Question

How to derive the mode formula for grouped data?

Answer 1

Hint: To solve this question, we will first make 3 bar graphs of frequencies $$f_1,f_2,f_3.$$ Mode is the value of the highest bar as that is of the maximum frequency. Finally, we will calculate the midpoint of the largest bar to get the value of the mode formula.

Complete step-by-step answer:
Let us first define the mode for grouped data. The mode of a list of data values is simply the most common values (or the values if any). When the data are grouped as in a histogram, we will normally talk only about the modal class (the class, or group with the greatest frequency) because we don’t know the individual values. The derivation of the mode formula is given by using the bar graph.

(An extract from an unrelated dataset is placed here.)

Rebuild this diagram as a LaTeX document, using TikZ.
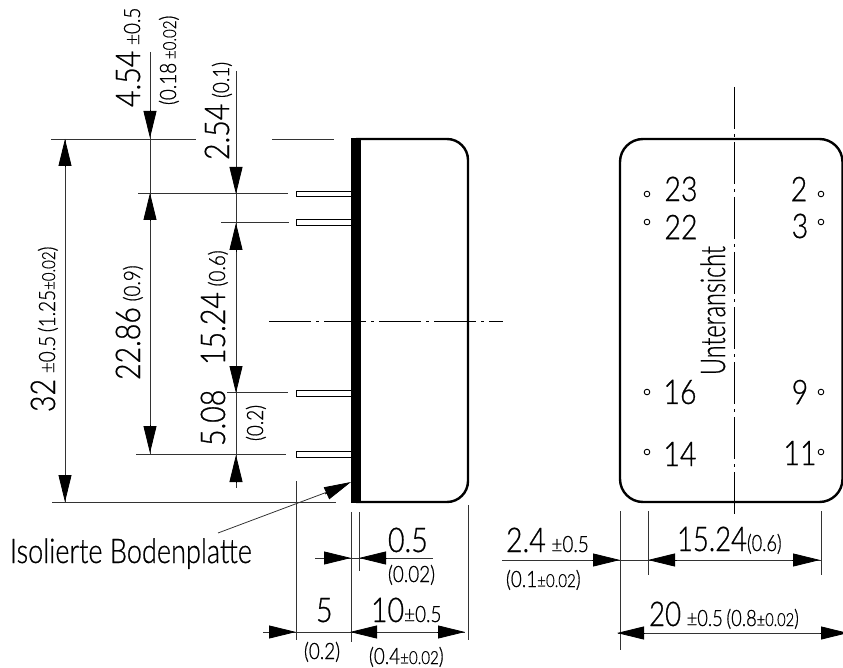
\documentclass[tikz,border=0pt]{standalone}
\usepackage{fontspec}
\setmainfont[FakeStretch=0.84,FakeBold=0.7]{Lato Light}
\usetikzlibrary{arrows.meta}
\newcommand{\szA}{\fontsize{34}{34}\selectfont}
\newcommand{\szB}{\fontsize{22.5}{22.5}\selectfont}
\newcommand{\szC}{\fontsize{22.5}{22.5}\selectfont}
\newcommand{\szD}{\fontsize{18}{18}\selectfont}
\tikzset{
  dimline/.style={line width=0.8pt,draw=black!80},
  dimarrow/.style={draw=black,line width=0.8pt,-{Triangle[length=27pt,width=13pt,fill=black]}},
  outline/.style={line width=2.4pt,draw=black},
  centerline/.style={line width=0.8pt,draw=black,dash pattern=on 42pt off 5pt on 3pt off 5pt},
  pin/.style={line width=1pt,draw=black,fill=white},
  hole/.style={line width=0.9pt,draw=black,fill=white},
  lab/.style={inner sep=0pt,outer sep=0pt,anchor=base west},
  vlab/.style={inner sep=0pt,outer sep=0pt,anchor=base west,rotate=90},
  clab/.style={inner sep=0pt,outer sep=0pt,anchor=center},
}
\begin{document}
\begin{tikzpicture}[x=1pt,y=-1pt]
\useasboundingbox (0,0) rectangle (843,668);
\begin{scope}
\clip (0,0) rectangle (843,668);
% side view
\draw[outline,rounded corners=21pt] (356,139) -- (468,139) -- (468,502) -- (356,502);
\fill (351,138) rectangle (361,503);
\foreach \n/\a/\b in {p1/192/197,p2/220/226,p3/390/396,p4/451/457}{
  \draw[pin] (351,\a) -- (296,\a) -- (296,\b) -- (351,\b);
}
% centre lines
\draw[centerline] (269,321) -- (503,321);
\draw[centerline] (734.5,87) -- (734.5,515);
% horizontal extension lines
\draw[dimline] (51,139) -- (196,139);
\draw[dimline] (272,139) -- (334,139);
\draw[dimline] (138,193) -- (288,193);
\draw[dimline] (221,222.5) -- (289,222.5);
\draw[dimline] (227,392) -- (288,392);
\draw[dimline] (136,454) -- (286,454);
\draw[dimline] (52,502) -- (336,502);
% vertical dimensions
\draw[dimline] (65,139) -- (65,502);
\draw[dimline] (150,52) -- (150,454);
\draw[dimline] (236,71) -- (236,488);
\draw[dimarrow] (65,167) -- (65,139);
\draw[dimarrow] (65,476) -- (65,502);
\draw[dimarrow] (150,110) -- (150,138);
\draw[dimarrow] (150,220) -- (150,193);
\draw[dimarrow] (150,425) -- (150,453);
\draw[dimarrow] (236,167) -- (236,194);
\draw[dimarrow] (236,252) -- (236,223);
\draw[dimarrow] (236,367) -- (236,393);
\draw[dimarrow] (236,482) -- (236,455);
% bottom extension lines, left
\draw[dimline] (296,481) -- (296,640);
\draw[dimline] (351,512) -- (351,642);
\draw[dimline] (359,512) -- (359,571);
\draw[dimline] (468,505) -- (468,640);
\draw[dimline] (315,558) -- (433,558);
\draw[dimline] (263,632) -- (465,632);
\draw[dimarrow] (325,558) -- (351,558);
\draw[dimarrow] (387,558) -- (359,558);
\draw[dimarrow] (269,632) -- (296,632);
\draw[dimarrow] (376,632) -- (350,632);
\draw[dimarrow] (437,632) -- (465,632);
% leader
\draw[dimline] (218,533) -- (330,491);
\draw[dimarrow] (325,494) -- (351,482);
% bottom view
\draw[outline,rounded corners=23pt] (620,139) rectangle (842.5,502);
\foreach \x in {647,821}{\foreach \y in {194,222,392,452}{\draw[hole] (\x,\y) circle[radius=2.8];}}
% bottom dimensions, right
\draw[dimline] (620,511) -- (620,650);
\draw[dimline] (648,511) -- (648,575);
\draw[dimline] (821,511) -- (821,575);
\draw[dimline] (502,560) -- (821,560);
\draw[dimline] (618,633) -- (843,633);
\draw[dimarrow] (592,560) -- (620,560);
\draw[dimarrow] (677,560) -- (648,560);
\draw[dimarrow] (792,560) -- (820,560);
\draw[dimarrow] (644,633) -- (617,633);
\draw[dimarrow] (820,633) -- (848,633);
\end{scope}
% pin labels
\node[clab] (n23) at (681,189) {\szA 23};
\node[clab] (n22) at (681,227) {\szA 22};
\node[clab] (n2) at (799,189) {\szA 2};
\node[clab] (n3) at (800,226) {\szA 3};
\node[clab] (n16) at (680,392) {\szA 16};
\node[clab] (n14) at (680,454) {\szA 14};
\node[clab] (n9) at (800,392) {\szA 9};
\node[clab] (n11) at (800,453) {\szA 11};
\node[vlab] (unter) at (725,375) {\scalebox{0.82}[1]{\szA Unteransicht}};
% rotated dimension labels
\node[vlab] (d454) at (140,107) {\szA 4.54\,\szB ±0.5};
\node[vlab] (d018) at (176,105) {\szC (0.18\,\szD ±0.02\szC )};
\node[vlab] (d254) at (229,160) {\szA 2.54\,\szC (0.1)};
\node[vlab] (d1524) at (225,365) {\szA 15.24\,\szC (0.6)};
\node[vlab] (d2286) at (140,380) {\szA 22.86\,\szC (0.9)};
\node[vlab] (d32) at (55,412) {\szA 32\,\szB ±0.5\,\szC (1.25\szD ±0.02\szC )};
\node[vlab] (d508) at (225,446) {\szA 5.08};
\node[vlab] (d02) at (263,441) {\szC (0.2)};
% horizontal dimension labels, left
\node[lab] (h05) at (388,552) {\szA 0.5};
\node[lab] (h002) at (388,582) {\szC (0.02)};
\node[lab] (h5) at (316,622) {\szA 5};
\node[lab] (h02) at (304,659) {\szC (0.2)};
\node[lab] (h10) at (371,622) {\szA 10\szB ±0.5};
\node[lab] (h04) at (369,664) {\szC (0.4\szD ±0.02\szC )};
\node[lab] (iso) at (10,563) {\scalebox{0.95}[1]{\szA Isolierte Bodenplatte}};
% horizontal dimension labels, right
\node[lab] (h24) at (506,552) {\szA 2.4\,\szB ±0.5};
\node[lab] (h01) at (506,587) {\szC (0.1\szD ±0.02\szC )};
\node[lab] (h1524) at (677,551) {\scalebox{0.96}[1]{\szA 15.24\szC (0.6)}};
\node[lab] (h20) at (649,626) {\scalebox{0.97}[1]{\szA 20\,\szB ±0.5\,\szC (0.8\szD ±0.02\szC )}};
\end{tikzpicture}
\end{document}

Let the frequency of the modal class be $$f_1.$$ The frequency of the class first after the modal class is $$f_2.$$ From the above figure, we see that, triangle AEB is similar to triangle DEC.
$$\Rightarrow \mathrm{\Delta }AEB\sim \mathrm{\Delta }DEC$$
The relative side ratio is also equal.
$$\Rightarrow \mathrm{\Delta }AEB\sim \mathrm{\Delta }DEC$$
$$\Rightarrow {\displaystyle \frac{AB}{CD}}={\displaystyle \frac{BE}{DE}}$$
And BE is nothing but $$f_1-f_0$$ and $$DE=f_1-f_2.$$
$$\Rightarrow {\displaystyle \frac{AB}{CD}}={\displaystyle \frac{BE}{DE}}={\displaystyle \frac{f_1-f_0}{f_1-f_2}}$$
$$\Rightarrow {\displaystyle \frac{AB}{CD}}={\displaystyle \frac{f_1-f_0}{f_1-f_2}}$$
Again we have $$\mathrm{\Delta }BEF\sim \mathrm{\Delta }BDC$$ from the figure.
$$\Rightarrow {\displaystyle \frac{FE}{BC}}={\displaystyle \frac{BE}{BD}}$$
Clearly, $$BE=f_1-f_0$$ and $$BD=BE+ED$$
$$\Rightarrow BD=(f_1-f_0)+(f_1-f_2)$$
$$\Rightarrow BD=f_1-f_0+f_1-f_2$$
$$\Rightarrow BD=2f_1-f_0-f_2$$
Therefore, we have,
$${\displaystyle \frac{FE}{BC}}={\displaystyle \frac{BE}{BD}}={\displaystyle \frac{f_1-f_0}{2f_1-f_0-f_2}}$$
$$\Rightarrow {\displaystyle \frac{FE}{BC}}={\displaystyle \frac{f_1-f_0}{2f_1-f_0-f_2}}$$
$$\Rightarrow FE={\displaystyle \frac{f_1-f_0}{2f_1-f_0-f_2}}\times BC$$
We know that $$BC=f_1,$$ so we can write
$$\Rightarrow FE=\left({\displaystyle \frac{f_1-f_0}{2f_1-f_0-f_2}}\right)\times f_1$$
Let, FE be x.
$$\Rightarrow x=\left({\displaystyle \frac{f_1-f_0}{2f_1-f_0-f_2}}\right)\times f_1$$
Therefore, the mode can be obtained by adding this value of x to $$I_0.$$
$$\Rightarrow \text{Mode}=I_0+x$$
Substituting the value of x as obtained from above, we get,
$$\Rightarrow \text{Mode}=I_0+x$$
$$\Rightarrow \text{Mode}=I_0+\left({\displaystyle \frac{f_1-f_0}{2f_1-f_0-f_2}}\right)\times f_1$$
$$\Rightarrow \text{Mode}=I_0+{\displaystyle \frac{(f_1-f_0)}{2f_1-f_0-f_2}}\times f_1$$
Hence, the mode formula is determined.
$$\Rightarrow \text{Mode}=I_0+{\displaystyle \frac{(f_1-f_0)}{2f_1-f_0-f_2}}\times f_1$$

Note: We have used the bar graph to determine the mode formula. So, $$f_0$$ is considered a point after the first bar and the midpoint of the highest bar is the mode. The highest bar is in the middle. So, we have assumed x = midpoint of the largest bar and hence calculate $$I_0+x$$ to get the mode value.